[Raw records]

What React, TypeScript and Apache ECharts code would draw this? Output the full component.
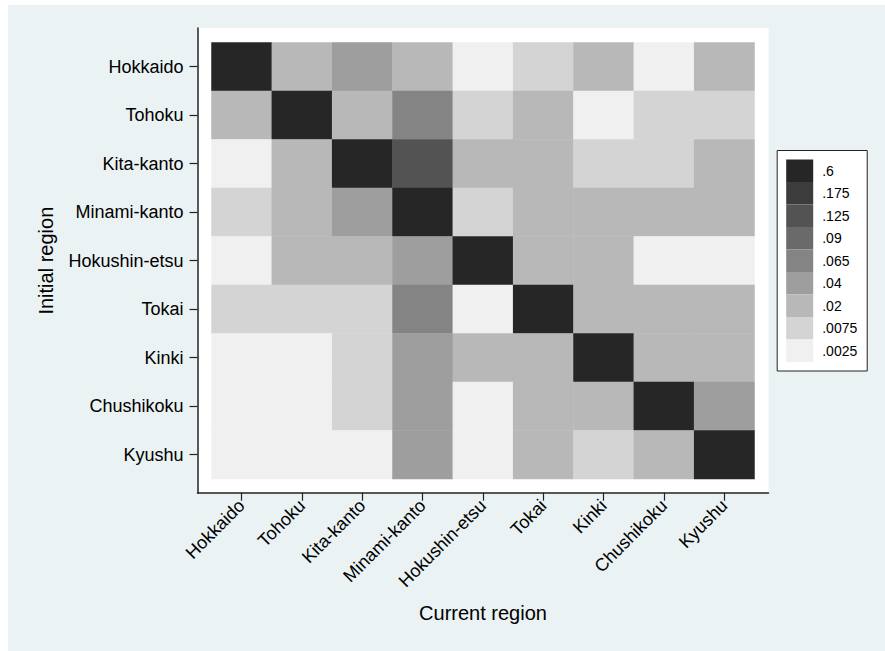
import React, { useEffect, useRef } from "react";
import * as echarts from "echarts";

const regions = [
  "Hokkaido",
  "Tohoku",
  "Kita-kanto",
  "Minami-kanto",
  "Hokushin-etsu",
  "Tokai",
  "Kinki",
  "Chushikoku",
  "Kyushu",
];

const shares: number[][] = [
  [0.85, 0.02, 0.04, 0.02, 0.0025, 0.0075, 0.02, 0.0025, 0.02],
  [0.02, 0.82, 0.02, 0.065, 0.0075, 0.02, 0.0025, 0.0075, 0.0075],
  [0.0025, 0.02, 0.78, 0.125, 0.02, 0.02, 0.0075, 0.0075, 0.02],
  [0.0075, 0.02, 0.04, 0.86, 0.0075, 0.02, 0.02, 0.02, 0.02],
  [0.0025, 0.02, 0.02, 0.04, 0.84, 0.02, 0.02, 0.0025, 0.0025],
  [0.0075, 0.0075, 0.0075, 0.065, 0.0025, 0.83, 0.02, 0.02, 0.02],
  [0.0025, 0.0025, 0.0075, 0.04, 0.02, 0.02, 0.85, 0.02, 0.02],
  [0.0025, 0.0025, 0.0075, 0.04, 0.0025, 0.02, 0.02, 0.84, 0.04],
  [0.0025, 0.0025, 0.0025, 0.04, 0.0025, 0.02, 0.0075, 0.02, 0.86],
];

const legendLabels = [".0025", ".0075", ".02", ".04", ".065", ".09", ".125", ".175", ".6"];
const legendBounds = [0, 0.005, 0.01, 0.03, 0.05, 0.08, 0.1, 0.15, 0.2, 1];
const shadeColors = [
  "#f0f0f0",
  "#d4d4d4",
  "#b8b8b8",
  "#9e9e9e",
  "#848484",
  "#6a6a6a",
  "#535353",
  "#3c3c3c",
  "#262626",
];

const FONT = "'Liberation Sans', Arial, sans-serif";

export default function App() {
  const ref = useRef<HTMLDivElement>(null);

  useEffect(() => {
    if (!ref.current) return;
    const chart = echarts.init(ref.current, undefined, { renderer: "svg" });

    const data: number[][] = [];
    shares.forEach((row, r) => {
      row.forEach((v, c) => data.push([c, r, v]));
    });

    const pieces = legendLabels.map((label, i) => ({
      min: legendBounds[i],
      max: legendBounds[i + 1],
      label,
      color: shadeColors[i],
    }));

    const labelStyle = { fontFamily: FONT, fontSize: 18, color: "#000" };
    const nameStyle = { fontFamily: FONT, fontSize: 20, color: "#000" };

    chart.setOption({
      animation: false,
      backgroundColor: "#eaf2f3",
      grid: [
        {
          // plot region (white) with axis lines
          left: 189.5,
          top: 23,
          width: 571,
          height: 465,
          show: true,
          backgroundColor: "#ffffff",
          borderWidth: 0,
        },
        {
          // cell region
          left: 203.5,
          top: 37.4,
          width: 543,
          height: 436.5,
          show: false,
        },
      ],
      xAxis: [
        {
          gridIndex: 0,
          type: "value",
          min: 0,
          max: 1,
          axisLine: { show: true, lineStyle: { color: "#222", width: 1.5 } },
          axisTick: { show: false },
          axisLabel: { show: false },
          splitLine: { show: false },
        },
        {
          gridIndex: 1,
          type: "category",
          data: regions,
          position: "bottom",
          offset: 13.8,
          name: "Current region",
          nameLocation: "middle",
          nameGap: 110,
          nameMoveOverlap: false,
          nameTextStyle: nameStyle,
          axisLine: { show: false },
          axisTick: {
            show: true,
            alignWithLabel: true,
            length: 8,
            lineStyle: { color: "#222", width: 1.2 },
          },
          axisLabel: {
            rotate: 45,
            margin: 10,
            interval: 0,
            ...labelStyle,
          },
          splitLine: { show: false },
        },
      ],
      yAxis: [
        {
          gridIndex: 0,
          type: "value",
          min: 0,
          max: 1,
          axisLine: { show: true, lineStyle: { color: "#222", width: 1.5 } },
          axisTick: { show: false },
          axisLabel: { show: false },
          splitLine: { show: false },
        },
        {
          gridIndex: 1,
          type: "category",
          data: regions,
          inverse: true,
          position: "left",
          offset: 14,
          name: "Initial region",
          nameLocation: "middle",
          nameGap: 142,
          nameMoveOverlap: false,
          nameTextStyle: nameStyle,
          axisLine: { show: false },
          axisTick: {
            show: true,
            alignWithLabel: true,
            length: 8,
            lineStyle: { color: "#222", width: 1.2 },
          },
          axisLabel: {
            margin: 14,
            interval: 0,
            ...labelStyle,
          },
          splitLine: { show: false },
        },
      ],
      visualMap: {
        type: "piecewise",
        dimension: 2,
        seriesIndex: 0,
        pieces,
        orient: "vertical",
        align: "left",
        left: 768.7,
        top: 145,
        itemWidth: 27,
        itemHeight: 22.5,
        itemGap: 0,
        textGap: 9,
        itemSymbol: "rect",
        selectedMode: false,
        backgroundColor: "#ffffff",
        borderColor: "#222",
        borderWidth: 1,
        padding: [9, 10, 9, 9],
        textStyle: { fontFamily: FONT, fontSize: 14, color: "#000" },
      },
      series: [
        {
          type: "heatmap",
          xAxisIndex: 1,
          yAxisIndex: 1,
          data,
          itemStyle: { borderWidth: 0 },
        },
      ],
    });

    return () => chart.dispose();
  }, []);

  return (
    <div
      ref={ref}
      style={{ position: "absolute", left: 8, top: 5, width: 877, height: 646 }}
    />
  );
}
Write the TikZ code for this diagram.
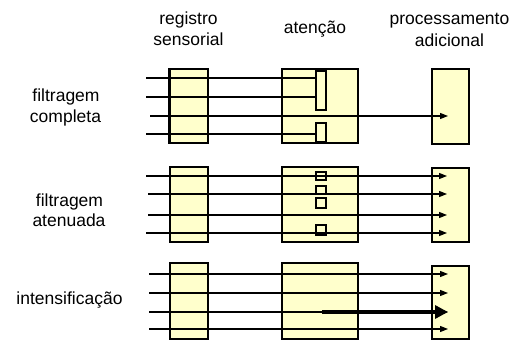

* Aim: Write every entry out again exactly, dropping the pictures.

* Correct response:
What React, TypeScript and Apache ECharts code would draw this? Output the full component.
import React, { useEffect, useRef } from "react";
import * as echarts from "echarts";

const regions = [
  "Hokkaido",
  "Tohoku",
  "Kita-kanto",
  "Minami-kanto",
  "Hokushin-etsu",
  "Tokai",
  "Kinki",
  "Chushikoku",
  "Kyushu",
];

const shares: number[][] = [
  [0.85, 0.02, 0.04, 0.02, 0.0025, 0.0075, 0.02, 0.0025, 0.02],
  [0.02, 0.82, 0.02, 0.065, 0.0075, 0.02, 0.0025, 0.0075, 0.0075],
  [0.0025, 0.02, 0.78, 0.125, 0.02, 0.02, 0.0075, 0.0075, 0.02],
  [0.0075, 0.02, 0.04, 0.86, 0.0075, 0.02, 0.02, 0.02, 0.02],
  [0.0025, 0.02, 0.02, 0.04, 0.84, 0.02, 0.02, 0.0025, 0.0025],
  [0.0075, 0.0075, 0.0075, 0.065, 0.0025, 0.83, 0.02, 0.02, 0.02],
  [0.0025, 0.0025, 0.0075, 0.04, 0.02, 0.02, 0.85, 0.02, 0.02],
  [0.0025, 0.0025, 0.0075, 0.04, 0.0025, 0.02, 0.02, 0.84, 0.04],
  [0.0025, 0.0025, 0.0025, 0.04, 0.0025, 0.02, 0.0075, 0.02, 0.86],
];

const legendLabels = [".0025", ".0075", ".02", ".04", ".065", ".09", ".125", ".175", ".6"];
const legendBounds = [0, 0.005, 0.01, 0.03, 0.05, 0.08, 0.1, 0.15, 0.2, 1];
const shadeColors = [
  "#f0f0f0",
  "#d4d4d4",
  "#b8b8b8",
  "#9e9e9e",
  "#848484",
  "#6a6a6a",
  "#535353",
  "#3c3c3c",
  "#262626",
];

const FONT = "'Liberation Sans', Arial, sans-serif";

export default function App() {
  const ref = useRef<HTMLDivElement>(null);

  useEffect(() => {
    if (!ref.current) return;
    const chart = echarts.init(ref.current, undefined, { renderer: "svg" });

    const data: number[][] = [];
    shares.forEach((row, r) => {
      row.forEach((v, c) => data.push([c, r, v]));
    });

    const pieces = legendLabels.map((label, i) => ({
      min: legendBounds[i],
      max: legendBounds[i + 1],
      label,
      color: shadeColors[i],
    }));

    const labelStyle = { fontFamily: FONT, fontSize: 18, color: "#000" };
    const nameStyle = { fontFamily: FONT, fontSize: 20, color: "#000" };

    chart.setOption({
      animation: false,
      backgroundColor: "#eaf2f3",
      grid: [
        {
          // plot region (white) with axis lines
          left: 189.5,
          top: 23,
          width: 571,
          height: 465,
          show: true,
          backgroundColor: "#ffffff",
          borderWidth: 0,
        },
        {
          // cell region
          left: 203.5,
          top: 37.4,
          width: 543,
          height: 436.5,
          show: false,
        },
      ],
      xAxis: [
        {
          gridIndex: 0,
          type: "value",
          min: 0,
          max: 1,
          axisLine: { show: true, lineStyle: { color: "#222", width: 1.5 } },
          axisTick: { show: false },
          axisLabel: { show: false },
          splitLine: { show: false },
        },
        {
          gridIndex: 1,
          type: "category",
          data: regions,
          position: "bottom",
          offset: 13.8,
          name: "Current region",
          nameLocation: "middle",
          nameGap: 110,
          nameMoveOverlap: false,
          nameTextStyle: nameStyle,
          axisLine: { show: false },
          axisTick: {
            show: true,
            alignWithLabel: true,
            length: 8,
            lineStyle: { color: "#222", width: 1.2 },
          },
          axisLabel: {
            rotate: 45,
            margin: 10,
            interval: 0,
            ...labelStyle,
          },
          splitLine: { show: false },
        },
      ],
      yAxis: [
        {
          gridIndex: 0,
          type: "value",
          min: 0,
          max: 1,
          axisLine: { show: true, lineStyle: { color: "#222", width: 1.5 } },
          axisTick: { show: false },
          axisLabel: { show: false },
          splitLine: { show: false },
        },
        {
          gridIndex: 1,
          type: "category",
          data: regions,
          inverse: true,
          position: "left",
          offset: 14,
          name: "Initial region",
          nameLocation: "middle",
          nameGap: 142,
          nameMoveOverlap: false,
          nameTextStyle: nameStyle,
          axisLine: { show: false },
          axisTick: {
            show: true,
            alignWithLabel: true,
            length: 8,
            lineStyle: { color: "#222", width: 1.2 },
          },
          axisLabel: {
            margin: 14,
            interval: 0,
            ...labelStyle,
          },
          splitLine: { show: false },
        },
      ],
      visualMap: {
        type: "piecewise",
        dimension: 2,
        seriesIndex: 0,
        pieces,
        orient: "vertical",
        align: "left",
        left: 768.7,
        top: 145,
        itemWidth: 27,
        itemHeight: 22.5,
        itemGap: 0,
        textGap: 9,
        itemSymbol: "rect",
        selectedMode: false,
        backgroundColor: "#ffffff",
        borderColor: "#222",
        borderWidth: 1,
        padding: [9, 10, 9, 9],
        textStyle: { fontFamily: FONT, fontSize: 14, color: "#000" },
      },
      series: [
        {
          type: "heatmap",
          xAxisIndex: 1,
          yAxisIndex: 1,
          data,
          itemStyle: { borderWidth: 0 },
        },
      ],
    });

    return () => chart.dispose();
  }, []);

  return (
    <div
      ref={ref}
      style={{ position: "absolute", left: 8, top: 5, width: 877, height: 646 }}
    />
  );
}
Write the TikZ code for this diagram.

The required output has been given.